Tuesday, January 3, 2017

Taiwan elections: A wake up call to three nations

Published in www.examiner.com
on November 30th, 2014
By Don Juan Corzo

When Taiwan hosted a successful technology event in Memorial City Mall in Houston
, Texas late September, it was a lauded a sign of advancement in the industry and progress for the island nation in recent years.
But Taiwanese voters sent a different message to their current government on November 29th when the current ruling party, the conservative KMT (Kuomintang) suffered a major loss.
Our economy and technologies are not what it was about ten years ago, said Joan Wong, a Hsinchu county resident and a professional with a double major in business and marketing. All we're known for now is HTC and LG cell phones.
While the U.S. President Barack Obama experienced a similar defeat in early November when his Democratic party lost both chambers of his government to the conservative Republican Party, Taiwanese President Ma Ying-Jeou was faced with a more crushing rejection of his administration’s policies by numbers.
The more liberal leaning party, DPP (Democratic Progressive Party) won more seats at all levels of government even in municipalities and regions considered strongholds of KMT for years or decades, including its capital, Taipei.
Many young people are disappointed with what they've seen our government do in recent years, said Leo Zhong, a 32 year old educator from Tainan, a southern city. Many worry our economy is becoming too dependent on China.
Mainstream public opinion felt all President Ma and the Nationalist Party (KMT) have produced was food industry scandals and a lackluster economy.

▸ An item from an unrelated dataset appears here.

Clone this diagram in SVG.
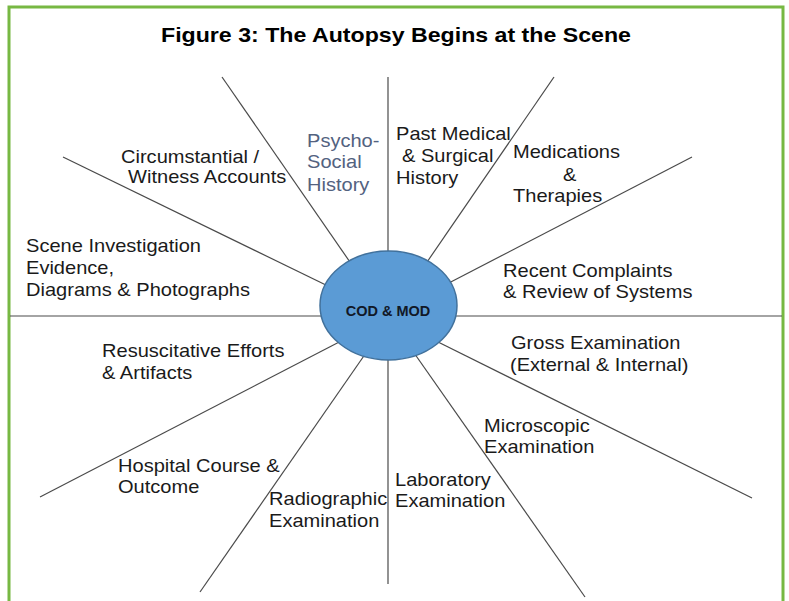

Moreover, Ma has only been successful at materializing cross-strait relations with China by signing 21 trade agreements with Beijing.
The election results in Taiwan have repercussions for China's hopes that island will consider becoming part of China again. And for U.S. is a signal for a good opportunity to establish stronger relations with the Taiwanese nation. However, U.S. State Department spokeswoman Jen Psaki told AP the United States continues to support a constructive dialogue between both Asian countries.
A  top Chinese official on Saturday night urged people in Taiwan to protect those gains.
"We hope compatriots across the Strait will cherish hard-won fruits of cross-strait relations, and jointly safeguard and continue to push forward peaceful development of cross-strait relations," said Ma Xiao Guang, spokesman for the State Council Taiwan Affairs Office.
Despite the closer relationship between China and Taiwan with the KMT  leadership in recent years, that progress is likely to stall, as President Ma tries to forge a good legacy his last two years in office. Beijing leaders have claimed for more than 60 years Taiwan is a province of China, while the democratic island's citizens assert its independence from the authoritarian one-party nation.
Chinese President Xi Jin Ping has offered to replicate the one country, two systems model that exists in Hong Kong, but the ongoing pro-democracy protests in the former British colony have painted a negative picture to Taiwan's 23 million people. They don't want the prospect of losing their democratic way of life if the former Japanese colony ever accepted such agreement with the Chinese government.
It's too complicated to even try to make Taiwan part of China again because we're not really Chinese, said Bob Yang, a young college graduate from Taipei. We are Taiwanese, mixed generations of Japanese, Chinese, Southeast Asians  and aboriginals.